Measure the fence line with a level to identify any sections that have shifted out of plane. Even small shifts in post alignment create cumulative lean that worsens over subsequent weather events.
Document all damage in writing and with photographs dated to the inspection, which supports any homeowners insurance claim you file.
Check gate hardware for hinge and latch alignment. Storm events frequently shift gate posts enough that gates no longer close properly, which creates an immediate safety gap for pool barriers or pet enclosures.
When to Skip Repair (or Wait)
Not every storm-related fence issue requires an emergency call. If a single picket cracked under a falling branch but the post and rails are solid, the fence is still functional and the cosmetic fix can be scheduled at normal lead times. Similarly, if the fence borders neither a pool nor a child-and-pet containment area, a leaning section that is still standing can be monitored for a week or two while the soil dries and firms, as long as there is no risk of it falling onto a neighbor’s property or a public sidewalk.
Waiting is also appropriate when post movement appears to be soil-settling rather than structural failure.

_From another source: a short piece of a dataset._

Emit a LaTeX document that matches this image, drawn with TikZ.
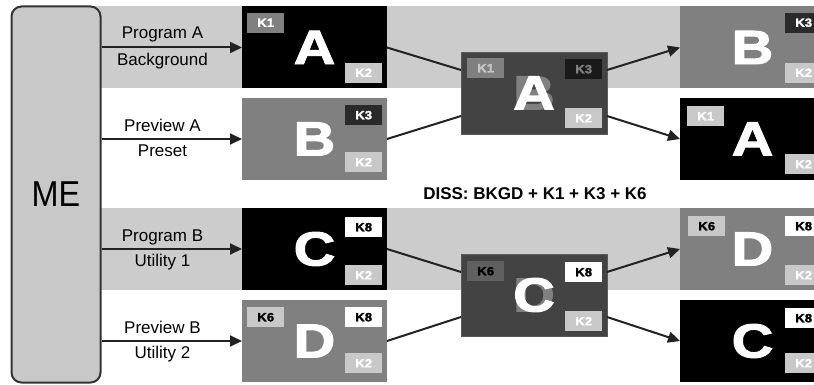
\documentclass[tikz,border=0pt]{standalone}
\usepackage{fontspec}
\setmainfont{Liberation Sans}
\newfontfamily\heavyfont{Liberation Sans Bold}[FakeBold=2]
\newfontfamily\kfont{Liberation Sans Bold}[FakeBold=1.5]
\usetikzlibrary{arrows.meta,calc}
\definecolor{bandgray}{HTML}{CCCCCC}
\definecolor{megray}{HTML}{C8C8C8}
\definecolor{meedge}{HTML}{333333}
\definecolor{midgray}{HTML}{808080}
\definecolor{mixgray}{HTML}{434343}
\definecolor{mixedge}{HTML}{5A5A5A}
\definecolor{klight}{HTML}{C8C8C8}
\definecolor{kdark}{HTML}{2A2A2A}
\definecolor{kdarker}{HTML}{1A1A1A}
\definecolor{kmid}{HTML}{606060}
\definecolor{linec}{HTML}{222222}
\newcommand\klab[6]{\node[kl, fill=#4, text=#5] (#1) at ($(#2.north west)+#3$) {\scalebox{1.1}[1]{#6}};}
\newcommand\wideletter[1]{\scalebox{1.2}[1]{#1}}
\begin{document}
\begin{tikzpicture}[x=1pt,y=-1pt,
  box/.style={minimum width=145pt, minimum height=82pt, inner sep=0pt, outer sep=0pt},
  boxblack/.style={box, fill=black},
  boxgray/.style={box, fill=midgray},
  boxmix/.style={box, minimum width=146pt, fill=mixgray, draw=mixedge, line width=0.8pt},
  kl/.style={minimum width=37pt, minimum height=20pt, inner sep=0pt, anchor=north west,
    font=\kfont\fontsize{12}{12}\selectfont},
  big/.style={text=white, inner sep=0pt, font=\heavyfont\fontsize{48}{48}\selectfont},
  lbl/.style={anchor=base, inner sep=0pt, font=\fontsize{17}{17}\selectfont},
  arr/.style={draw=linec, line width=2pt, -{Triangle[length=12pt,width=11pt]}},
  conn/.style={draw=linec, line width=2pt}]
\useasboundingbox (0,0) rectangle (814,385);
\clip (0,0) rectangle (814,385);
% bands
\fill[bandgray] (56,6.5) rectangle (814,88.5);
\fill[bandgray] (56,208) rectangle (814,290);
% ME
\node[draw=meedge, fill=megray, line width=2pt, rounded corners=10pt,
  minimum width=89pt, minimum height=376pt, inner sep=0pt] (me) at (56,194.5) {};
\node[anchor=base, inner sep=0pt, font=\fontsize{36}{36}\selectfont] (metext) at (56,206) {\scalebox{0.9}[1]{ME}};
% left boxes
\node[boxblack] (pA) at (314.5,47.5) {};
\node[boxgray]  (pB) at (314.5,139) {};
\node[boxblack] (pC) at (314.5,249) {};
\node[boxgray]  (pD) at (314.5,341) {};
% mixed boxes
\node[boxmix] (mA) at (534,93) {};
\node[boxmix] (mC) at (534,295) {};
% right boxes
\node[boxgray]  (rB) at (752.5,47.5) {};
\node[boxblack] (rA) at (752.5,139) {};
\node[boxgray]  (rD) at (752.5,249) {};
\node[boxblack] (rC) at (752.5,341) {};
% big letters
\node[big] (lA) at (pA) {\wideletter{A}};
\node[big] (lB) at (pB) {\wideletter{B}};
\node[big] (lC) at (pC) {\wideletter{C}};
\node[big] (lD) at (pD) {\wideletter{D}};
\node[big, text=midgray] (lmB) at (mA) {\wideletter{B}};
\node[big] (lmA) at (mA) {\wideletter{A}};
\node[big, text=midgray] (lmD) at (mC) {\wideletter{D}};
\node[big] (lmC) at (mC) {\wideletter{C}};
\node[big] (lrB) at (rB) {\wideletter{B}};
\node[big] (lrA) at (rA) {\wideletter{A}};
\node[big] (lrD) at (rD) {\wideletter{D}};
\node[big] (lrC) at (rC) {\wideletter{C}};
% key labels
\klab{pAk1}{pA}{(5,6)}{midgray}{white}{K1}
\klab{pAk2}{pA}{(103,56)}{klight}{white}{K2}
\klab{pBk3}{pB}{(103,7)}{kdark}{white}{K3}
\klab{pBk2}{pB}{(103,54)}{klight}{white}{K2}
\klab{mAk1}{mA}{(6,6)}{midgray}{klight}{K1}
\klab{mAk3}{mA}{(104,7)}{kdarker}{midgray}{K3}
\klab{mAk2}{mA}{(104,56)}{klight}{white}{K2}
\klab{rBk3}{rB}{(105,6)}{kdark}{white}{K3}
\klab{rBk2}{rB}{(105,56)}{klight}{white}{K2}
\klab{rAk1}{rA}{(7,8)}{klight}{white}{K1}
\klab{rAk2}{rA}{(105,56)}{klight}{white}{K2}
\klab{pCk8}{pC}{(103,9)}{white}{black}{K8}
\klab{pCk2}{pC}{(103,57)}{klight}{white}{K2}
\klab{pDk6}{pD}{(5,7)}{klight}{black}{K6}
\klab{pDk8}{pD}{(103,7)}{white}{black}{K8}
\klab{pDk2}{pD}{(103,53)}{klight}{white}{K2}
\klab{mCk6}{mC}{(6,7)}{kmid}{black}{K6}
\klab{mCk8}{mC}{(104,8)}{white}{black}{K8}
\klab{mCk2}{mC}{(104,57)}{klight}{white}{K2}
\klab{rDk6}{rD}{(8,8)}{klight}{black}{K6}
\klab{rDk8}{rD}{(105,8)}{white}{black}{K8}
\klab{rDk2}{rD}{(105,57)}{klight}{white}{K2}
\klab{rCk8}{rC}{(105,8)}{white}{black}{K8}
\klab{rCk2}{rC}{(105,53)}{klight}{white}{K2}
% input labels
\node[lbl] (t1) at (162.5,39) {Program A};
\node[lbl] (t2) at (162.5,66) {Background};
\node[lbl] (t3) at (162.5,132) {Preview A};
\node[lbl] (t4) at (162.5,157) {Preset};
\node[lbl] (t5) at (162.5,241) {Program B};
\node[lbl] (t6) at (162.5,266) {Utility 1};
\node[lbl] (t7) at (162.5,333) {Preview B};
\node[lbl] (t8) at (162.5,358) {Utility 2};
\node[lbl, font=\bfseries\fontsize{17}{17}\selectfont] (diss) at (535,200) {DISS: BKGD + K1 + K3 + K6};
% input arrows
\draw[arr] (pA.west -| me.east) -- (pA.west);
\draw[arr] (pB.west -| me.east) -- (pB.west);
\draw[arr] (pC.west -| me.east) -- (pC.west);
\draw[arr] (pD.west -| me.east) -- (pD.west);
% connectors
\coordinate (mAi1) at ($(mA.north west)+(0,18)$);
\coordinate (mAi2) at ($(mA.south west)+(0,-18)$);
\coordinate (mAo1) at ($(mA.north east)+(0,18)$);
\coordinate (mAo2) at ($(mA.south east)+(0,-18)$);
\coordinate (mCi1) at ($(mC.north west)+(0,18)$);
\coordinate (mCi2) at ($(mC.south west)+(0,-19)$);
\coordinate (mCo1) at ($(mC.north east)+(0,18)$);
\coordinate (mCo2) at ($(mC.south east)+(0,-19)$);
\draw[conn] (pA.east) -- (mAi1);
\draw[conn] (pB.east) -- (mAi2);
\draw[arr] (mAo1) -- (rB.west);
\draw[arr] (mAo2) -- (rA.west);
\draw[conn] (pC.east) -- (mCi1);
\draw[conn] (pD.east) -- (mCi2);
\draw[arr] (mCo1) -- (rD.west);
\draw[arr] (mCo2) -- (rC.west);
\end{tikzpicture}
\end{document}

Knox County clay soils swell when wet and can temporarily shift fence posts a small amount that self-corrects as the ground dries. If a post that appeared to lean after a storm returns to plumb on its own within two weeks and shows no cracking at grade, it may not need replacement.
Where repair is genuinely optional: purely cosmetic surface weathering that predated the storm but became more visible after rain is not storm damage and will not be covered by insurance. Staining, graying, and minor surface checking on wood boards are normal aging and are addressed by fence staining and maintenance rather than storm repair.